La pompa que ha acompañado a los actos del 50º aniversario del Tratado de Roma apenas ha logrado disimular la profunda crisis en la que se encuentra la Unión Europea (UE), una de las mayores de su historia.
Se esperaba con gran expectación la llamada declaración de Berlín, impulsada por la canciller Angela Merkel, presidenta de turno de la UE. Pero la declaración se quedó en una enumeración de bellos principios genéricos sin ninguna consecuencia práctica.
El único compromiso concreto de los 27 países es su voluntad política de «dotar a la UE de fundamentos comunes renovados de aquí a las elecciones al Parlamento Europeo de 2009». Una manera indirecta y elusiva de decir que los Gobiernos y las instituciones de la UE trabajarán para disponer de una Constitución Europea antes de junio del año 2009. Merkel presentará un calendario de trabajo antes de acabar su presidencia en junio próximo.
La opción más viable es revisar la Constitución rechazada en consulta por Francia y Holanda y elaborar un texto más sencillo, que se limite a la enumeración de principios. Es probablemente lo único que se puede hacer, dadas las enormes divergencias que existen entre los grandes países.
Pero el gran problema que tiene Europa en estos momentos no es la redacción de una Carta Magna, sino llegar a acuerdos en asuntos tan importantes como la política exterior y de defensa, la política energética, los mecanismos comunes de decisión y el reparto de competencias entre los Estados y la Comisión. Mal se puede consensuar una Constitución si antes no quedan resueltas estas cuestiones que se arrastran desde hace cuatro o cinco años.
La UE nació en 1957 como un proyecto embrionario pero cohesionado en torno a Alemania y Francia. Fue desarrollándose de forma espectacular en los años 60 y 70, impulsada por una generación de políticos europeístas que habían sufrido el trauma de la Segunda Guerra Mundial.
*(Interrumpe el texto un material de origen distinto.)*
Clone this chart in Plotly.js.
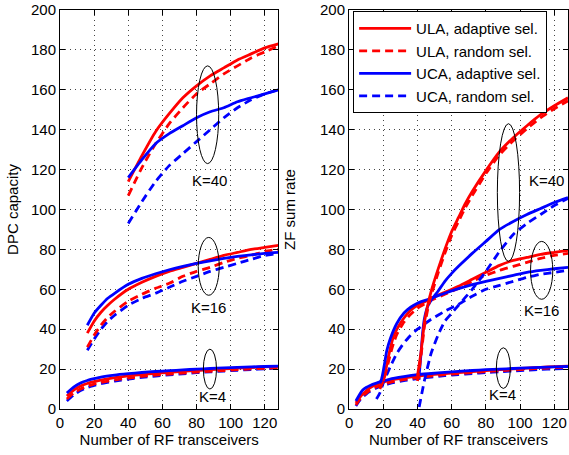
<!DOCTYPE html>
<html>
<head>
<meta charset="utf-8">
<script src="https://cdn.plot.ly/plotly-3.0.1.min.js"></script>
<style>html,body{margin:0;padding:0;background:#fff;}#chart{width:569px;height:455px;}</style>
</head>
<body>
<div id="chart"></div>
<script>
// ---------- Data ----------
const seriesNames = ["ULA, adaptive sel.", "ULA, random sel.", "UCA, adaptive sel.", "UCA, random sel."];
const xTicks = [0, 20, 40, 60, 80, 100, 120];
const yTicks = [0, 20, 40, 60, 80, 100, 120, 140, 160, 180, 200];

// DPC capacity (left)
const dpcX_K4 = [4,8,12,16,20,24,32,40,48,56,64,72,80,88,96,104,112,120,128];
const dpcK4_ulaAdapt = [6.5,9.5,11.5,12.8,13.7,14.5,15.7,16.6,17.3,17.9,18.4,18.9,19.3,19.7,20.1,20.5,20.8,21.1,21.4];
const dpcK4_ulaRand  = [5,8,10,11.5,12.5,13.3,14.6,15.5,16.3,17,17.5,18,18.5,18.9,19.3,19.7,20.1,20.4,20.8];
const dpcK4_ucaAdapt = [8,11,13,14.3,15.2,16,17,17.7,18.3,18.8,19.2,19.6,20,20.3,20.6,20.9,21.1,21.3,21.5];
const dpcK4_ucaRand  = [4,7,9.3,10.8,11.8,12.7,14,15,15.8,16.5,17.1,17.6,18.2,18.6,19,19.4,19.8,20.1,20.5];

const dpcX_K16 = [16,20,24,28,32,40,48,56,64,72,80,88,96,104,112,120,128];
const dpcK16_ulaAdapt = [38,44,48.5,52,55,60,63.5,66.5,69,71,73,75,77,78.5,80,81,82];
const dpcK16_ulaRand  = [31,37,42,46,49,54,57.5,60.5,63,66.5,69,71,73.5,75.5,77,79,80];
const dpcK16_ucaAdapt = [42,48,52,55.5,58,62.5,65.5,67.8,69.8,71.5,73,74.3,75.5,76.5,77.3,78,78.5];
const dpcK16_ucaRand  = [29.5,35,40,44,47,52,55.5,58,61,64,66.5,69,71,73,75,77,78];

const dpcX_K40 = [40,48,56,64,72,80,88,96,104,112,120,128];
const dpcK40_ulaAdapt = [114,127,139,148,156,162,167,171,175,178,181,183];
const dpcK40_ulaRand  = [107,121,133,143,151,158,163,168,172,176,179,182];
const dpcK40_ucaAdapt = [116,125,133,138,142,146,149,151,154,156,158,160];
const dpcK40_ucaRand  = [93,104,114,122,128,134,140,146,151,155,158,160];

// ZF sum rate (right)
const zfX_K4 = [4,6,8,10,12,16,20,24,32,40,48,56,64,72,80,88,96,104,112,120,128];
const zfK4_ulaAdapt = [3,5.5,7.5,9,10.5,12.3,13.5,14.4,15.6,16.5,17.2,17.8,18.3,18.8,19.3,19.7,20.1,20.5,20.9,21.2,21.5];
const zfK4_ulaRand  = [2,4.5,6.5,8,9.3,11,12.3,13.3,14.7,15.7,16.5,17.2,17.8,18.3,18.8,19.2,19.6,20,20.4,20.7,21];
const zfK4_ucaAdapt = [4,7,9.5,10.8,11.7,13,14,15,16.2,17.2,17.8,18.4,18.9,19.3,19.7,20,20.3,20.6,20.9,21.1,21.3];
const zfK4_ucaRand  = [1.5,4,6,7.5,8.7,10.5,11.8,12.8,14.2,15.2,16,16.7,17.3,17.8,18.3,18.7,19.1,19.5,19.8,20.1,20.4];

const zfX_K16_ulaAdapt = [20,21,22,24,26,28,30,32,36,40,44,48,52,56,64,72,80,88,96,104,112,120,128];
const zfK16_ulaAdapt   = [14,17,22,30,36.5,40,43,45.5,49.5,52,53.7,55.3,57,58.5,61.5,65,68.5,72,74.5,76,77.5,78.5,79.5];
const zfX_K16_ulaRand  = [18,20,22,24,26,28,32,36,40,48,56,64,72,80,88,96,104,112,120,128];
const zfK16_ulaRand    = [10,14,20,27,33,37.5,43.5,47.5,50.5,54.5,57.5,60.5,64,67,69.5,71.5,73.5,75.5,77,78];
const zfX_K16_ucaAdapt = [18,19,20,21,22,24,28,32,36,40,44,48,52,56,64,72,80,88,96,104,112,120,128];
const zfK16_ucaAdapt   = [13,15,19,24,29,35,43,48,51,53,54.3,55.5,56.8,58,60.3,62.3,64,65.5,67,68.5,69.5,70.3,71];
const zfX_K16_ucaRand  = [16,18,20,24,28,32,36,40,48,56,64,72,80,88,96,104,112,120,128];
const zfK16_ucaRand    = [5,8,13,21,28,33,37,40,45,49,52.5,56.5,60,62,64,66,67.5,68.5,69.5];

const zfX_K40_ula      = [40,42,44,46,48,52,56,60,64,68,72,80,88,96,104,112,120,128];
const zfK40_ulaAdapt   = [16.5,28,43,52,59,70,80,89,96,103,109,119.5,129,136,142,147.5,152,156];
const zfK40_ulaRand    = [14,26,41,50,57,68,78,87,94,101,107,118,127.5,134.5,140.5,146,150.5,154.5];
const zfX_K40_ucaAdapt = [41,42,43,44,46,48,52,56,60,64,72,80,88,96,104,112,120,128];
const zfK40_ucaAdapt   = [17,27,38,45,51.5,54.5,59,64,68,71.5,78,84,90,94,97.5,100.5,103.5,106];
const zfX_K40_ucaRand  = [41,44,48,52,56,60,64,72,80,88,96,104,112,120,128];
const zfK40_ucaRand    = [1,14,28,37,44,48,52,60,69,79,87.5,93,97.5,102,105.5];

// ---------- Styles ----------
const RED = '#ff0000', BLUE = '#0000ff';
const LW = 2.8;
const DASH = '8px,5px';
const styles = [
  {color: RED, dash: 'solid'},
  {color: RED, dash: DASH},
  {color: BLUE, dash: 'solid'},
  {color: BLUE, dash: DASH}
];

const traces = [];
function add(x, y, idx, xa, ya, showLegend) {
  traces.push({
    x: x, y: y, type: 'scatter', mode: 'lines',
    name: seriesNames[idx], legendgroup: 'g' + idx, showlegend: !!showLegend,
    line: {color: styles[idx].color, width: LW, dash: styles[idx].dash, shape: 'spline', smoothing: 0.5},
    xaxis: xa, yaxis: ya, hoverinfo: 'skip'
  });
}

// Left: DPC
add(dpcX_K4, dpcK4_ucaRand, 3, 'x', 'y');
add(dpcX_K4, dpcK4_ulaRand, 1, 'x', 'y');
add(dpcX_K4, dpcK4_ulaAdapt, 0, 'x', 'y');
add(dpcX_K4, dpcK4_ucaAdapt, 2, 'x', 'y');
add(dpcX_K16, dpcK16_ucaRand, 3, 'x', 'y');
add(dpcX_K16, dpcK16_ulaRand, 1, 'x', 'y');
add(dpcX_K16, dpcK16_ulaAdapt, 0, 'x', 'y');
add(dpcX_K16, dpcK16_ucaAdapt, 2, 'x', 'y');
add(dpcX_K40, dpcK40_ulaAdapt, 0, 'x', 'y', true);
add(dpcX_K40, dpcK40_ulaRand, 1, 'x', 'y', true);
add(dpcX_K40, dpcK40_ucaAdapt, 2, 'x', 'y', true);
add(dpcX_K40, dpcK40_ucaRand, 3, 'x', 'y', true);

// Right: ZF
add(zfX_K4, zfK4_ucaRand, 3, 'x2', 'y2');
add(zfX_K4, zfK4_ulaRand, 1, 'x2', 'y2');
add(zfX_K4, zfK4_ulaAdapt, 0, 'x2', 'y2');
add(zfX_K4, zfK4_ucaAdapt, 2, 'x2', 'y2');
add(zfX_K16_ucaRand, zfK16_ucaRand, 3, 'x2', 'y2');
add(zfX_K16_ulaRand, zfK16_ulaRand, 1, 'x2', 'y2');
add(zfX_K16_ulaAdapt, zfK16_ulaAdapt, 0, 'x2', 'y2');
add(zfX_K16_ucaAdapt, zfK16_ucaAdapt, 2, 'x2', 'y2');
add(zfX_K40_ucaRand, zfK40_ucaRand, 3, 'x2', 'y2');
add(zfX_K40_ucaAdapt, zfK40_ucaAdapt, 2, 'x2', 'y2');
add(zfX_K40_ula, zfK40_ulaRand, 1, 'x2', 'y2');
add(zfX_K40_ula, zfK40_ulaAdapt, 0, 'x2', 'y2');

const FONT = "Arial, 'Liberation Sans', sans-serif";
const GRID = {showgrid: true, gridcolor: '#444', griddash: '1px,4px', gridwidth: 1, zeroline: false};
function xAxis(domain) {
  return Object.assign({
    domain: domain, range: [0, 128], tickvals: xTicks, ticks: 'inside', ticklen: 5, tickcolor: '#000',
    showline: true, linecolor: '#000', linewidth: 1, mirror: 'ticks', ticklabeloverflow: 'allow',
    tickfont: {family: FONT, size: 15, color: '#000'},
    title: {text: 'Number of RF transceivers', font: {family: FONT, size: 15, color: '#000'}, standoff: 4}
  }, GRID);
}
function yAxis(title, anchor, standoff) {
  return Object.assign({
    domain: [0, 1], range: [0, 200], tickvals: yTicks, ticks: 'inside', ticklen: 5, tickcolor: '#000',
    showline: true, linecolor: '#000', linewidth: 1, mirror: 'ticks', anchor: anchor, ticklabeloverflow: 'allow',
    tickfont: {family: FONT, size: 15, color: '#000'},
    title: {text: title, font: {family: FONT, size: 15, color: '#000'}, standoff: standoff}
  }, GRID);
}

function ell(xr, yr, x0, x1, y0, y1) {
  return {type: 'circle', xref: xr, yref: yr, x0: x0, x1: x1, y0: y0, y1: y1, line: {color: '#000', width: 1}};
}
function lab(xr, yr, x, y, t) {
  return {xref: xr, yref: yr, x: x, y: y, text: t, showarrow: false, font: {family: FONT, size: 15, color: '#000'}};
}

const layout = {
  width: 569, height: 455,
  margin: {l: 60, r: 1, t: 10, b: 46},
  paper_bgcolor: '#fff', plot_bgcolor: '#fff',
  font: {family: FONT, size: 15, color: '#000'},
  xaxis: xAxis([0, 0.430]),
  yaxis: yAxis('DPC capacity', 'x', 8),
  xaxis2: Object.assign(xAxis([0.569, 1]), {anchor: 'y2'}),
  yaxis2: yAxis('ZF sum rate', 'x2', 20),
  showlegend: true,
  legend: {
    x: 0.577, y: 0.997, xref: 'paper', yref: 'paper', xanchor: 'left', yanchor: 'top',
    bgcolor: '#fff', bordercolor: '#000', borderwidth: 1, itemwidth: 52,
    font: {family: FONT, size: 15, color: '#000'}, tracegroupgap: 0
  },
  shapes: [
    ell('x', 'y', 80, 93, 123, 172),
    ell('x', 'y', 81, 93.3, 57, 86),
    ell('x', 'y', 84, 91.7, 10, 30),
    ell('x2', 'y2', 86.7, 99.7, 74, 143),
    ell('x2', 'y2', 106.1, 119.1, 55, 84),
    ell('x2', 'y2', 86.1, 94.3, 10.3, 30.7)
  ],
  annotations: [
    lab('x', 'y', 87.4, 114.6, 'K=40'),
    lab('x', 'y', 87, 50.7, 'K=16'),
    lab('x', 'y', 89.2, 6.1, 'K=4'),
    lab('x2', 'y2', 115.3, 114.6, 'K=40'),
    lab('x2', 'y2', 112.3, 49.3, 'K=16'),
    lab('x2', 'y2', 89.6, 7.5, 'K=4')
  ]
};

Plotly.newPlot('chart', traces, layout, {staticPlot: true, displayModeBar: false});
</script>
</body>
</html>
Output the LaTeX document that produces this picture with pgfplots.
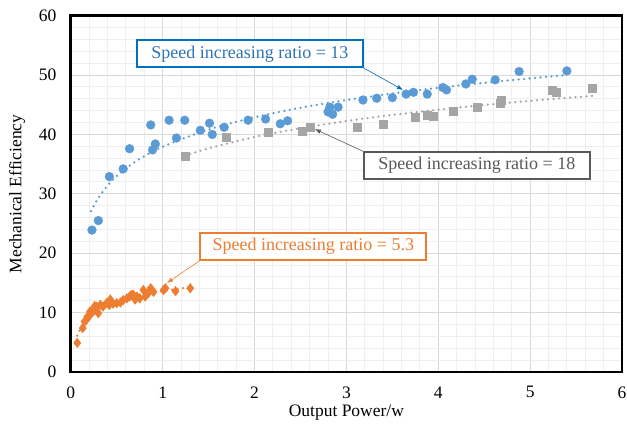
\documentclass[border=0pt]{standalone}
\usepackage{fontspec}
\setmainfont{Liberation Serif}
\usepackage{pgfplots}
\pgfplotsset{compat=1.18}
\usetikzlibrary{arrows.meta}

\definecolor{serblue}{HTML}{5B9BD5}
\definecolor{serorange}{HTML}{ED7D31}
\definecolor{sergray}{HTML}{A5A5A5}
\definecolor{boxblue}{HTML}{0070C0}
\definecolor{txtblue}{HTML}{2E75B6}
\definecolor{boxgray}{HTML}{595959}
\definecolor{gridmajor}{HTML}{D9D9D9}
\definecolor{gridminor}{HTML}{EFEFEF}

\tikzset{
  trend/.style={line width=2.5pt, line cap=round, dash pattern=on 0pt off 5.5pt, smooth},
  callout/.style={fill=white, line width=1.8pt, minimum width=226pt, minimum height=27pt,
    inner sep=0pt, font=\fontsize{18}{21}\selectfont},
}

\begin{document}
\begin{tikzpicture}[x=1pt,y=1pt]
\begin{axis}[
  at={(70.8pt,55pt)}, anchor=south west,
  scale only axis, width=551.2pt, height=356.3pt,
  xmin=0, xmax=6, ymin=0, ymax=60,
  xtick={0,1,...,6}, ytick={0,10,...,60},
  minor x tick num=4, minor y tick num=4,
  grid=both,
  major grid style={gridmajor, line width=1pt},
  minor grid style={gridminor, line width=1pt},
  axis line style={line width=2.7pt, black},
  tick style={draw=none},
  /pgf/number format/assume math mode=true,
  ticklabel style={font=\fontsize{17.5}{20}\selectfont},
  xticklabel style={yshift=-11pt},
  yticklabel style={xshift=-11pt},
  xlabel={Output Power/w},
  ylabel={Mechanical Efficiency},
  label style={font=\fontsize{17.5}{20}\selectfont},
  x label style={at={(axis description cs:0.5,-0.115)}, anchor=center},
  y label style={at={(axis description cs:-0.0976,0.5)}, anchor=center},
  clip=false,
]

% speed increasing ratio = 5.3
\addplot[serorange, trend] coordinates {
  (0.07,6.13) (0.1,7.13) (0.15,8.27) (0.2,9.07) (0.3,10.21) (0.4,11.01)
  (0.5,11.64) (0.6,12.15) (0.8,12.96) (1.0,13.58) (1.3,14.31)
};
\addplot[only marks, mark=diamond*, mark size=4.8pt,
  mark options={draw=serorange, fill=serorange}] coordinates {
  (0.07,4.9) (0.13,7.4) (0.15,8.5) (0.17,8.8) (0.18,9.3) (0.20,9.4)
  (0.21,10.2) (0.23,10.0) (0.25,10.6) (0.26,11.1) (0.28,11.0) (0.30,9.9)
  (0.32,11.3) (0.35,11.0) (0.39,11.6) (0.42,11.3) (0.43,12.2) (0.46,11.5)
  (0.50,11.6) (0.54,11.7) (0.57,12.1) (0.61,12.4) (0.64,12.7) (0.66,13.0)
  (0.68,13.0) (0.70,12.2) (0.72,12.7) (0.75,12.4) (0.79,13.8) (0.81,12.7)
  (0.84,13.2) (0.87,14.1) (0.90,13.5) (1.01,13.8) (1.03,14.1) (1.14,13.6)
  (1.30,14.1)
};

% speed increasing ratio = 18
\addplot[only marks, mark=square*, mark size=4pt,
  mark options={draw=sergray, fill=sergray}] coordinates {
  (1.24,36.4) (1.69,39.6) (2.15,40.4) (2.52,40.6) (2.61,41.2) (3.12,41.2)
  (3.40,41.8) (3.75,42.9) (3.88,43.3) (3.95,43.0) (4.16,44.0) (4.42,44.6)
  (4.67,45.2) (4.68,45.7) (5.24,47.4) (5.28,47.1) (5.68,47.8)
};
\addplot[sergray, trend] coordinates {
  (1.24,36.40) (1.5,37.66) (2.0,39.57) (2.5,41.05) (3.0,42.26) (3.5,43.29)
  (4.0,44.17) (4.5,44.96) (5.0,45.66) (5.68,46.50)
};

% speed increasing ratio = 13
\addplot[only marks, mark=*, mark size=4.4pt,
  mark options={draw=serblue, fill=serblue}] coordinates {
  (0.23,23.9) (0.30,25.5) (0.42,32.9) (0.57,34.2) (0.64,37.6) (0.87,41.6)
  (0.89,37.4) (0.92,38.4) (1.07,42.4) (1.15,39.4) (1.24,42.4) (1.41,40.7)
  (1.51,41.9) (1.54,40.0) (1.67,41.2) (1.93,42.4) (2.12,42.6) (2.28,41.8)
  (2.36,42.3) (2.80,43.8) (2.82,44.6) (2.85,43.4) (2.91,44.6) (3.18,45.8)
  (3.33,46.1) (3.50,46.2) (3.65,46.8) (3.73,47.1) (3.88,46.8) (4.05,47.9)
  (4.09,47.5) (4.30,48.5) (4.37,49.3) (4.62,49.2) (4.88,50.6) (5.40,50.7)
};
\addplot[serblue, trend] coordinates {
  (0.22,27.09) (0.3,29.31) (0.4,31.37) (0.5,32.97) (0.7,35.38) (1.0,37.93)
  (1.5,40.83) (2.0,42.89) (2.5,44.49) (3.0,45.80) (3.5,46.90) (4.0,47.86)
  (4.5,48.70) (5.0,49.45) (5.4,50.00)
};

% callouts
\node[callout, draw=boxblue, text=txtblue] (r13) at (axis cs:1.95,53.6)
  {Speed increasing ratio = 13};
\draw[boxblue, line width=0.6pt, -{Latex[length=6pt,width=4.5pt]}]
  (r13.south east) -- (axis cs:3.616,47.5);

\node[callout, draw=boxgray, text=boxgray] (r18) at (axis cs:4.42,34.76)
  {Speed increasing ratio = 18};
\draw[boxgray, line width=0.6pt, -{Latex[length=6pt,width=4.5pt]}]
  (r18.north west) -- (axis cs:2.657,40.9);

\node[callout, draw=serorange, text=serorange] (r53) at (axis cs:2.64,21.13)
  {Speed increasing ratio = 5.3};
\draw[serorange, line width=0.6pt, -{Latex[length=6pt,width=4.5pt]}]
  (r53.south west) -- (axis cs:1.047,15.0);
\end{axis}
\pgfresetboundingbox
\path[use as bounding box] (0,0) rectangle (627,427);
\end{tikzpicture}
\end{document}
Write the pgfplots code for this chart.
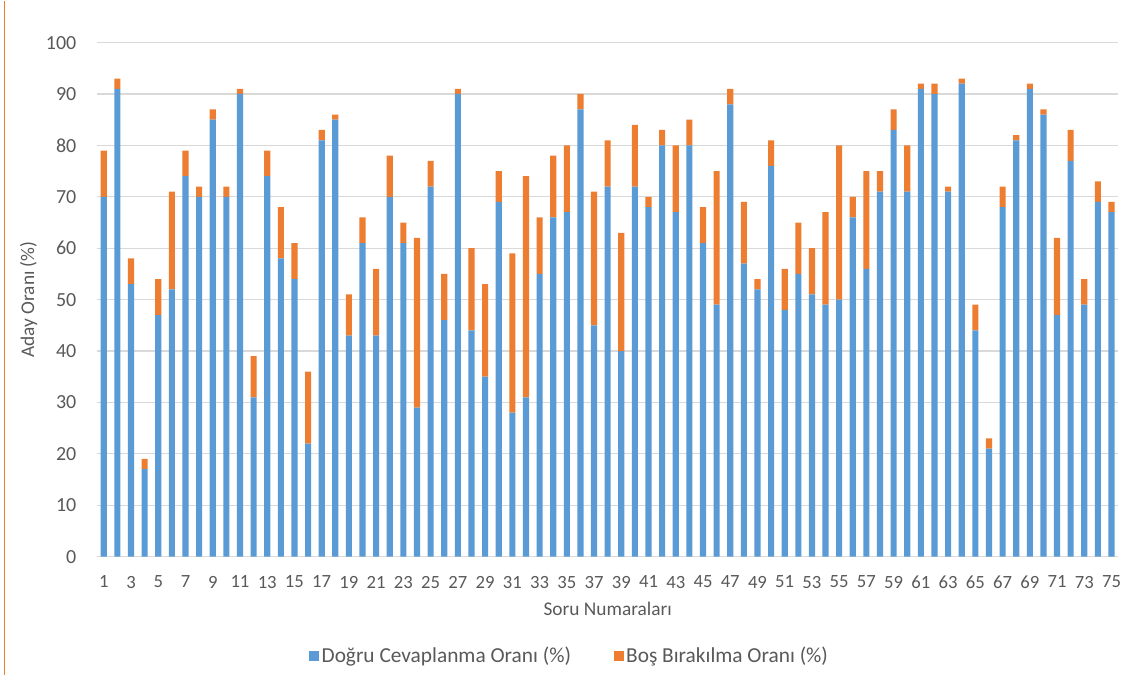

España se pudo beneficiar de ese tirón cuando ingresó en 1986. Pero la ampliación de 12 a 27 países que se ha producido en poco más de una década no ha podido ser asimilada, entre otras razones, por la falta de acuerdo en una reforma institucional -mal resuelta en Niza- que hoy es más necesaria que nunca, como reconoció ayer Angela Merkel.
Europa ha crecido pero a costa de perder sus señas de identidad y su proyecto común. Pero no hasta el punto de iniciar «un camino que le llevará a despedirse de la Historia», como afirmó anteayer Benedicto XVI en un discurso catastrofista e inoportuno. La UE se encuentra hoy en una encrucijada, pero puede encontrar un camino hacia el futuro si sus dirigentes son capaces de revitalizar los principios de Jean Monnet y de devolver a los europeos la confianza en las instituciones. Merkel ha dado un primer paso. Ahora nos toca a todos aportar nuestra contribución a esa nueva Europa por construir.